Data:
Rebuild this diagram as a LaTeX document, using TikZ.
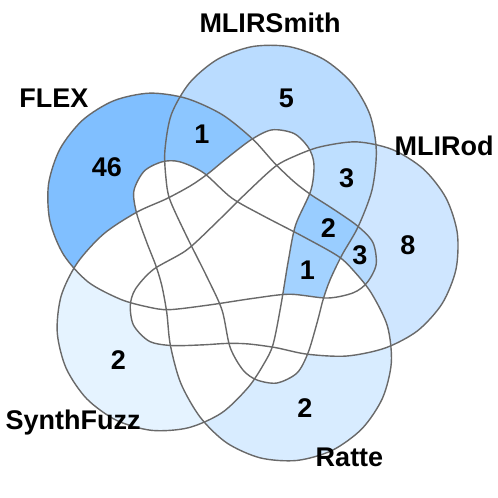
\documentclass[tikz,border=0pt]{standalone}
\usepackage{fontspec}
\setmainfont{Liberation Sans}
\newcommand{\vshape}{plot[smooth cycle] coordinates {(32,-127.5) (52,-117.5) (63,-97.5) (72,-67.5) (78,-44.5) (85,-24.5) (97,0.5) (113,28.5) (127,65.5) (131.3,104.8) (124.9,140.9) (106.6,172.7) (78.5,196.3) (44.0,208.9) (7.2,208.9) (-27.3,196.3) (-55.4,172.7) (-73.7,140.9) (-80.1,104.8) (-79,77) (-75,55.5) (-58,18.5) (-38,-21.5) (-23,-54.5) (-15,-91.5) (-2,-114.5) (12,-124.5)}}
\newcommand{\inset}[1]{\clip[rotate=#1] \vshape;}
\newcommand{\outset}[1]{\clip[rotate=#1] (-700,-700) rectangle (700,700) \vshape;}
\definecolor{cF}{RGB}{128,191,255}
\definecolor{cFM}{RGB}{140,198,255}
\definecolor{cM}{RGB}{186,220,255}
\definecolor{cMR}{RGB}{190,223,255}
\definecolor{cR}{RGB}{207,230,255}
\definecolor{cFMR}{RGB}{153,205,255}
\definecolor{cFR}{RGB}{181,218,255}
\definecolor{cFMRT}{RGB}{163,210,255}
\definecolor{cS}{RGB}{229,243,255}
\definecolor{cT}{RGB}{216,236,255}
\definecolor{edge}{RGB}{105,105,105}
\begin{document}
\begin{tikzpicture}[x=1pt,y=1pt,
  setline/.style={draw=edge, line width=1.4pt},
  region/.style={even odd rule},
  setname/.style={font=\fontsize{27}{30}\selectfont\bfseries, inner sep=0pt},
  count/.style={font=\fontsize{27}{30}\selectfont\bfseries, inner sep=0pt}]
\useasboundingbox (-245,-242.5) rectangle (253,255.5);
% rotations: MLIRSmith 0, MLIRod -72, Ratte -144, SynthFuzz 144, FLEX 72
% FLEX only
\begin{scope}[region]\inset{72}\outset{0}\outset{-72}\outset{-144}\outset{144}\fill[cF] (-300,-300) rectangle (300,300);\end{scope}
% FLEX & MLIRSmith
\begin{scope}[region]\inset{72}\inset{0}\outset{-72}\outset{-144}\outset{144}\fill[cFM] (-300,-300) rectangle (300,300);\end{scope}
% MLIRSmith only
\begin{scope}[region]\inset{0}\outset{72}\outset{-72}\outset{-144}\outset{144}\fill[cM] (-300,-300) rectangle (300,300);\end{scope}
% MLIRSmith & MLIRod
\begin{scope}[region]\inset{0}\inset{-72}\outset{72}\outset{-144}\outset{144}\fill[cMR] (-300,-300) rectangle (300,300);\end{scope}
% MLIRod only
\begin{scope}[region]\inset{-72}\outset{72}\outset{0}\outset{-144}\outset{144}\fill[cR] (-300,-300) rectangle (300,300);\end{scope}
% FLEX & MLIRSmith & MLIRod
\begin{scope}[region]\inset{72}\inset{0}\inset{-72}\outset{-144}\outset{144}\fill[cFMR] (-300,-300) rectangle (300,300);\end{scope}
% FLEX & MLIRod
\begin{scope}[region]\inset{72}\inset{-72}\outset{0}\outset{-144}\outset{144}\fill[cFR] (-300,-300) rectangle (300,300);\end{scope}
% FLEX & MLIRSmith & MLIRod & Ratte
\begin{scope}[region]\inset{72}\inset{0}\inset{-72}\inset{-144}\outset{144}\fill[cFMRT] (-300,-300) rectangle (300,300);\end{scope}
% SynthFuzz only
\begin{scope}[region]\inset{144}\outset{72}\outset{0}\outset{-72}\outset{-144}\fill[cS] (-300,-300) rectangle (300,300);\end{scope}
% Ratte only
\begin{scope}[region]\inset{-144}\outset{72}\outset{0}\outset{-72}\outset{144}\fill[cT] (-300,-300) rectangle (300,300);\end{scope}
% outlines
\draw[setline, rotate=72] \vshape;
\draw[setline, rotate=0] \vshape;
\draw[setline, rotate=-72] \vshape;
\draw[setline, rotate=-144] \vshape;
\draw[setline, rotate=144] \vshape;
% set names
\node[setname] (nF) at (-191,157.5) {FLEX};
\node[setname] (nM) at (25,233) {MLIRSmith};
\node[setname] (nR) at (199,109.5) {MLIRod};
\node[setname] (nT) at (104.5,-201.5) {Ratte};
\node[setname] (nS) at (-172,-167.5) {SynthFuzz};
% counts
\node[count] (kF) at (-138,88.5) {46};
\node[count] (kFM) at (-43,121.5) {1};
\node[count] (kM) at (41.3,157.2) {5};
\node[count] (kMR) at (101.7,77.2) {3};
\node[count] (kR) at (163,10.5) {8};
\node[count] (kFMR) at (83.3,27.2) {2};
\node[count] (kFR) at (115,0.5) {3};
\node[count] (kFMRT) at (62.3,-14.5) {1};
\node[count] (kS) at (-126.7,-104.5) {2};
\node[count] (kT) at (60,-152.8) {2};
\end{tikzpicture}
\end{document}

Exercise goal: Leave out the pictures and retype every line above exactly.

Result:
Rebuild this diagram as a LaTeX document, using TikZ.
\documentclass[tikz,border=0pt]{standalone}
\usepackage{fontspec}
\setmainfont{Liberation Sans}
\newcommand{\vshape}{plot[smooth cycle] coordinates {(32,-127.5) (52,-117.5) (63,-97.5) (72,-67.5) (78,-44.5) (85,-24.5) (97,0.5) (113,28.5) (127,65.5) (131.3,104.8) (124.9,140.9) (106.6,172.7) (78.5,196.3) (44.0,208.9) (7.2,208.9) (-27.3,196.3) (-55.4,172.7) (-73.7,140.9) (-80.1,104.8) (-79,77) (-75,55.5) (-58,18.5) (-38,-21.5) (-23,-54.5) (-15,-91.5) (-2,-114.5) (12,-124.5)}}
\newcommand{\inset}[1]{\clip[rotate=#1] \vshape;}
\newcommand{\outset}[1]{\clip[rotate=#1] (-700,-700) rectangle (700,700) \vshape;}
\definecolor{cF}{RGB}{128,191,255}
\definecolor{cFM}{RGB}{140,198,255}
\definecolor{cM}{RGB}{186,220,255}
\definecolor{cMR}{RGB}{190,223,255}
\definecolor{cR}{RGB}{207,230,255}
\definecolor{cFMR}{RGB}{153,205,255}
\definecolor{cFR}{RGB}{181,218,255}
\definecolor{cFMRT}{RGB}{163,210,255}
\definecolor{cS}{RGB}{229,243,255}
\definecolor{cT}{RGB}{216,236,255}
\definecolor{edge}{RGB}{105,105,105}
\begin{document}
\begin{tikzpicture}[x=1pt,y=1pt,
  setline/.style={draw=edge, line width=1.4pt},
  region/.style={even odd rule},
  setname/.style={font=\fontsize{27}{30}\selectfont\bfseries, inner sep=0pt},
  count/.style={font=\fontsize{27}{30}\selectfont\bfseries, inner sep=0pt}]
\useasboundingbox (-245,-242.5) rectangle (253,255.5);
% rotations: MLIRSmith 0, MLIRod -72, Ratte -144, SynthFuzz 144, FLEX 72
% FLEX only
\begin{scope}[region]\inset{72}\outset{0}\outset{-72}\outset{-144}\outset{144}\fill[cF] (-300,-300) rectangle (300,300);\end{scope}
% FLEX & MLIRSmith
\begin{scope}[region]\inset{72}\inset{0}\outset{-72}\outset{-144}\outset{144}\fill[cFM] (-300,-300) rectangle (300,300);\end{scope}
% MLIRSmith only
\begin{scope}[region]\inset{0}\outset{72}\outset{-72}\outset{-144}\outset{144}\fill[cM] (-300,-300) rectangle (300,300);\end{scope}
% MLIRSmith & MLIRod
\begin{scope}[region]\inset{0}\inset{-72}\outset{72}\outset{-144}\outset{144}\fill[cMR] (-300,-300) rectangle (300,300);\end{scope}
% MLIRod only
\begin{scope}[region]\inset{-72}\outset{72}\outset{0}\outset{-144}\outset{144}\fill[cR] (-300,-300) rectangle (300,300);\end{scope}
% FLEX & MLIRSmith & MLIRod
\begin{scope}[region]\inset{72}\inset{0}\inset{-72}\outset{-144}\outset{144}\fill[cFMR] (-300,-300) rectangle (300,300);\end{scope}
% FLEX & MLIRod
\begin{scope}[region]\inset{72}\inset{-72}\outset{0}\outset{-144}\outset{144}\fill[cFR] (-300,-300) rectangle (300,300);\end{scope}
% FLEX & MLIRSmith & MLIRod & Ratte
\begin{scope}[region]\inset{72}\inset{0}\inset{-72}\inset{-144}\outset{144}\fill[cFMRT] (-300,-300) rectangle (300,300);\end{scope}
% SynthFuzz only
\begin{scope}[region]\inset{144}\outset{72}\outset{0}\outset{-72}\outset{-144}\fill[cS] (-300,-300) rectangle (300,300);\end{scope}
% Ratte only
\begin{scope}[region]\inset{-144}\outset{72}\outset{0}\outset{-72}\outset{144}\fill[cT] (-300,-300) rectangle (300,300);\end{scope}
% outlines
\draw[setline, rotate=72] \vshape;
\draw[setline, rotate=0] \vshape;
\draw[setline, rotate=-72] \vshape;
\draw[setline, rotate=-144] \vshape;
\draw[setline, rotate=144] \vshape;
% set names
\node[setname] (nF) at (-191,157.5) {FLEX};
\node[setname] (nM) at (25,233) {MLIRSmith};
\node[setname] (nR) at (199,109.5) {MLIRod};
\node[setname] (nT) at (104.5,-201.5) {Ratte};
\node[setname] (nS) at (-172,-167.5) {SynthFuzz};
% counts
\node[count] (kF) at (-138,88.5) {46};
\node[count] (kFM) at (-43,121.5) {1};
\node[count] (kM) at (41.3,157.2) {5};
\node[count] (kMR) at (101.7,77.2) {3};
\node[count] (kR) at (163,10.5) {8};
\node[count] (kFMR) at (83.3,27.2) {2};
\node[count] (kFR) at (115,0.5) {3};
\node[count] (kFMRT) at (62.3,-14.5) {1};
\node[count] (kS) at (-126.7,-104.5) {2};
\node[count] (kT) at (60,-152.8) {2};
\end{tikzpicture}
\end{document}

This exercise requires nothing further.